→ **Task directions**
Pull out every line with the word "this".

→ **Information shown**
--------------------
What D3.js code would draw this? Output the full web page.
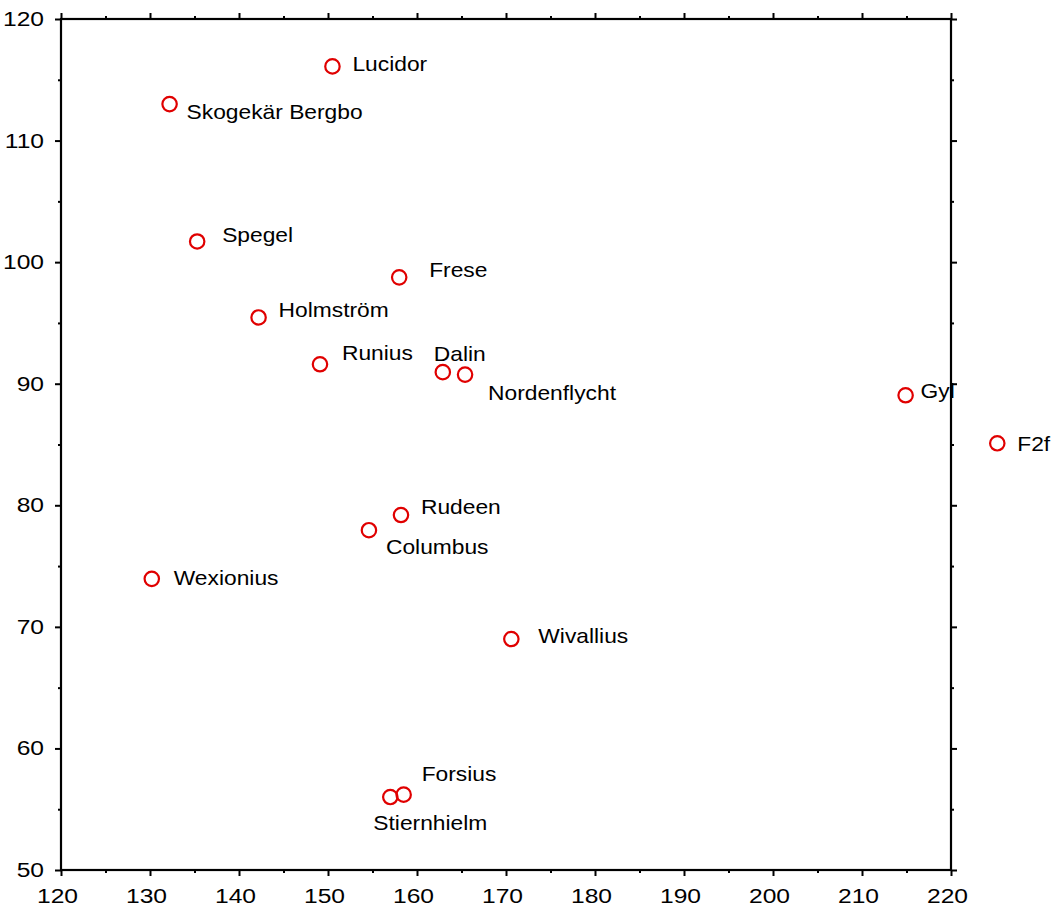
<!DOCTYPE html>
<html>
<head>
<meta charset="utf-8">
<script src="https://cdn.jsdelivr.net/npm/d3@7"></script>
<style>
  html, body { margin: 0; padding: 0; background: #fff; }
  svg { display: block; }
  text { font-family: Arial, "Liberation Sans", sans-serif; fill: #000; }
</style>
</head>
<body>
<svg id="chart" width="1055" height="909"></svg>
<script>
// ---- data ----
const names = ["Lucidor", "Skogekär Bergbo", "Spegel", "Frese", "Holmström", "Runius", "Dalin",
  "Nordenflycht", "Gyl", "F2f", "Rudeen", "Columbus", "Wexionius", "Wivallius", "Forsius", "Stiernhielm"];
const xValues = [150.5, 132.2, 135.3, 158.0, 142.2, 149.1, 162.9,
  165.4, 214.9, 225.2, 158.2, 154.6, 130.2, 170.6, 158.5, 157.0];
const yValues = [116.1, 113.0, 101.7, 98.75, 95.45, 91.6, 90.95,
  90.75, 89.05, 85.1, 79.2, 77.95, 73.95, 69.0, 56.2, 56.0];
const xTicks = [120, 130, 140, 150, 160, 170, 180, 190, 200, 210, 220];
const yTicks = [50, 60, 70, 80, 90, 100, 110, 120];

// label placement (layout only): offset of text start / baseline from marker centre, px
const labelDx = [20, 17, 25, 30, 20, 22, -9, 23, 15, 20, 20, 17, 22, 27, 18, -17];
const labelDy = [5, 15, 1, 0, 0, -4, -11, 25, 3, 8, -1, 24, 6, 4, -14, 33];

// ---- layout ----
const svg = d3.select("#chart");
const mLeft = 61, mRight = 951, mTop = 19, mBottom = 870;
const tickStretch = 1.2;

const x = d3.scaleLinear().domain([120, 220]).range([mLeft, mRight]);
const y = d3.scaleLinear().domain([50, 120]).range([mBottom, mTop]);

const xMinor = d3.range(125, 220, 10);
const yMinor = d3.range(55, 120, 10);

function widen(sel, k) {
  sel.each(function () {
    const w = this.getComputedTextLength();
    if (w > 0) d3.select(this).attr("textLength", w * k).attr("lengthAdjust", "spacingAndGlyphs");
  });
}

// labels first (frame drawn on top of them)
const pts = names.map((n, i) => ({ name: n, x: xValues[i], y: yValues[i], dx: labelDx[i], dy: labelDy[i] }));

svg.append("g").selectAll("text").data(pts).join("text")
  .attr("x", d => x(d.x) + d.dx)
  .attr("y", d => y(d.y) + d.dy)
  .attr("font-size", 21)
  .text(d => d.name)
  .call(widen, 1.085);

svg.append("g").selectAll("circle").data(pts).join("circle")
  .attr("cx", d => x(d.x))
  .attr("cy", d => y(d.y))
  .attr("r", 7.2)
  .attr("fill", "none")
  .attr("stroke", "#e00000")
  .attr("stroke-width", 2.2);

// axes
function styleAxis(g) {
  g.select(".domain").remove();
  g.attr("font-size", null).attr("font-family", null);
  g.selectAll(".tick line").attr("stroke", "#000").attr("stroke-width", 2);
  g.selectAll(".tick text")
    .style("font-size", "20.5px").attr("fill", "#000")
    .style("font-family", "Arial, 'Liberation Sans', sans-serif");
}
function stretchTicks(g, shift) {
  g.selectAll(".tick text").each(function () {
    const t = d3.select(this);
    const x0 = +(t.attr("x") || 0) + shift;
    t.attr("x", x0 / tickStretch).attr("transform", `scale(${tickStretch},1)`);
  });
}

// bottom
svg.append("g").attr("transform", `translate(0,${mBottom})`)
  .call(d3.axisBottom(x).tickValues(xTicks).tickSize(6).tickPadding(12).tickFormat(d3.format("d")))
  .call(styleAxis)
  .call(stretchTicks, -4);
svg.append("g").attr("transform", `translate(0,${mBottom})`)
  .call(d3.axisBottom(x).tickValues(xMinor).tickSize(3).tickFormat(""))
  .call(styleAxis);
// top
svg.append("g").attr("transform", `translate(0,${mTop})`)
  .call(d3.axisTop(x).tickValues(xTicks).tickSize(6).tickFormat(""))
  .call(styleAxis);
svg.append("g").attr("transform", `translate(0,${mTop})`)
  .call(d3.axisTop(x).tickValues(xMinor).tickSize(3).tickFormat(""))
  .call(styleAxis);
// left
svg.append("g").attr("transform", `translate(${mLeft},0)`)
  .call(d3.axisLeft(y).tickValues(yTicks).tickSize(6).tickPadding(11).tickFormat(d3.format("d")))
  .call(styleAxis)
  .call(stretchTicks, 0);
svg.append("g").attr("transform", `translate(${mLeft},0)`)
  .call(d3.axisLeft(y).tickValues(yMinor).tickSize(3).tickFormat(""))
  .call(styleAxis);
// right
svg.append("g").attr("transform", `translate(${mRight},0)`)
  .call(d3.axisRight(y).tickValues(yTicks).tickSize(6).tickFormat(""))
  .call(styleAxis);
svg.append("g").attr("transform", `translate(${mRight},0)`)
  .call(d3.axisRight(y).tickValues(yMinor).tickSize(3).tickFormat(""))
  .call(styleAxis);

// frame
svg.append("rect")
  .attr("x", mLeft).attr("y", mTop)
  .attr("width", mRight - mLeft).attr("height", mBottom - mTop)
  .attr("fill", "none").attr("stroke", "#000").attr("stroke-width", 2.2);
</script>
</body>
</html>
--------------------
→ **Output**
What D3.js code would draw this? Output the full web page.
    const w = this.getComputedTextLength();
    if (w > 0) d3.select(this).attr("textLength", w * k).attr("lengthAdjust", "spacingAndGlyphs");
    const t = d3.select(this);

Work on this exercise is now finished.